> _Written request_:
Your copy of the material must match it exactly, except that pictures are dropped.

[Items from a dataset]
━━━━━━━━━━━━━━━━━━━━━━━━━━━━━━
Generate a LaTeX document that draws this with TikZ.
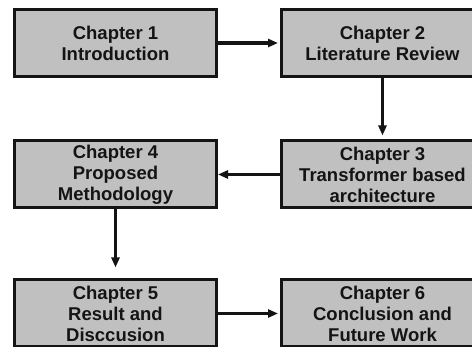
\documentclass[tikz,border=0pt]{standalone}
\usepackage{fontspec}
\setmainfont{Liberation Sans}
\usetikzlibrary{arrows.meta}
\definecolor{boxfill}{HTML}{C0C0C0}
\definecolor{inkdark}{HTML}{141414}
\begin{document}
\begin{tikzpicture}[x=1pt,y=-1pt,
  chapter/.style={draw=inkdark, fill=boxfill, line width=3pt,
    minimum width=202pt, minimum height=67pt, inner sep=0pt,
    align=center, text=inkdark,
    font=\fontsize{18.5}{21}\selectfont\bfseries},
  flow/.style={draw=inkdark, line width=3.6pt,
    -{Triangle[length=10pt,width=8pt]}}]
  \useasboundingbox (0,0) rectangle (472,347);
  \clip (0,0) rectangle (472,347);

  % chapter boxes
  \node[chapter] (c1) at (115.5,43)  {Chapter 1\\Introduction};
  \node[chapter] (c2) at (382.5,43)  {Chapter 2\\Literature Review};
  \node[chapter] (c3) at (382.5,174.5) {Chapter 3\\Transformer based\\architecture};
  \node[chapter] (c4) at (115.5,174.5) {Chapter 4\\Proposed\\Methodology};
  \node[chapter] (c5) at (115.5,313.5) {Chapter 5\\Result and\\Disccusion};
  \node[chapter] (c6) at (382.5,313.5) {Chapter 6\\Conclusion and\\Future Work};

  % reading order
  \draw[flow, shorten >=2pt] (c1.east) -- (c2.west);
  \draw[flow, shorten >=4pt] (c2.south) -- (c3.north);
  \draw[flow] (c3.west) -- (c4.east);
  \draw[flow, shorten >=11pt] (c4.south) -- (c5.north);
  \draw[flow, shorten >=2pt] (c5.east) -- (c6.west);
\end{tikzpicture}
\end{document}
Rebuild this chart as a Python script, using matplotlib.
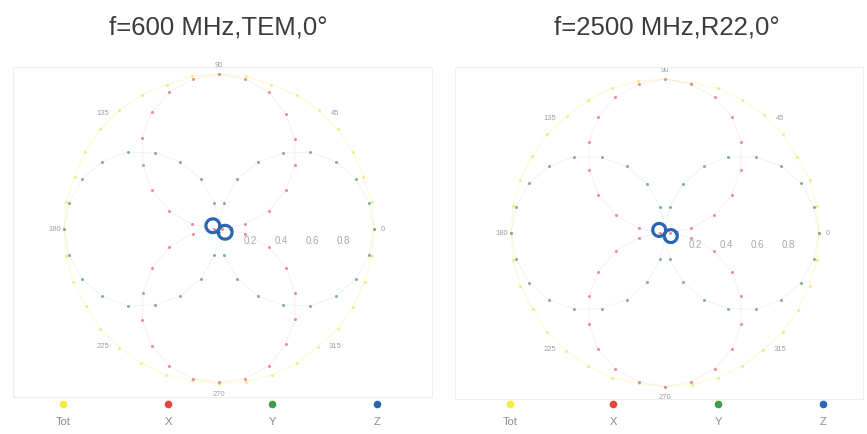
━━━━━━━━━━━━━━━━━━━━━━━━━━━━━━
> _Written solution_:
Generate a LaTeX document that draws this with TikZ.
\documentclass[tikz,border=0pt]{standalone}
\usepackage{fontspec}
\setmainfont{Liberation Sans}
\usetikzlibrary{arrows.meta}
\definecolor{boxfill}{HTML}{C0C0C0}
\definecolor{inkdark}{HTML}{141414}
\begin{document}
\begin{tikzpicture}[x=1pt,y=-1pt,
  chapter/.style={draw=inkdark, fill=boxfill, line width=3pt,
    minimum width=202pt, minimum height=67pt, inner sep=0pt,
    align=center, text=inkdark,
    font=\fontsize{18.5}{21}\selectfont\bfseries},
  flow/.style={draw=inkdark, line width=3.6pt,
    -{Triangle[length=10pt,width=8pt]}}]
  \useasboundingbox (0,0) rectangle (472,347);
  \clip (0,0) rectangle (472,347);

  % chapter boxes
  \node[chapter] (c1) at (115.5,43)  {Chapter 1\\Introduction};
  \node[chapter] (c2) at (382.5,43)  {Chapter 2\\Literature Review};
  \node[chapter] (c3) at (382.5,174.5) {Chapter 3\\Transformer based\\architecture};
  \node[chapter] (c4) at (115.5,174.5) {Chapter 4\\Proposed\\Methodology};
  \node[chapter] (c5) at (115.5,313.5) {Chapter 5\\Result and\\Disccusion};
  \node[chapter] (c6) at (382.5,313.5) {Chapter 6\\Conclusion and\\Future Work};

  % reading order
  \draw[flow, shorten >=2pt] (c1.east) -- (c2.west);
  \draw[flow, shorten >=4pt] (c2.south) -- (c3.north);
  \draw[flow] (c3.west) -- (c4.east);
  \draw[flow, shorten >=11pt] (c4.south) -- (c5.north);
  \draw[flow, shorten >=2pt] (c5.east) -- (c6.west);
\end{tikzpicture}
\end{document}
Rebuild this chart as a Python script, using matplotlib.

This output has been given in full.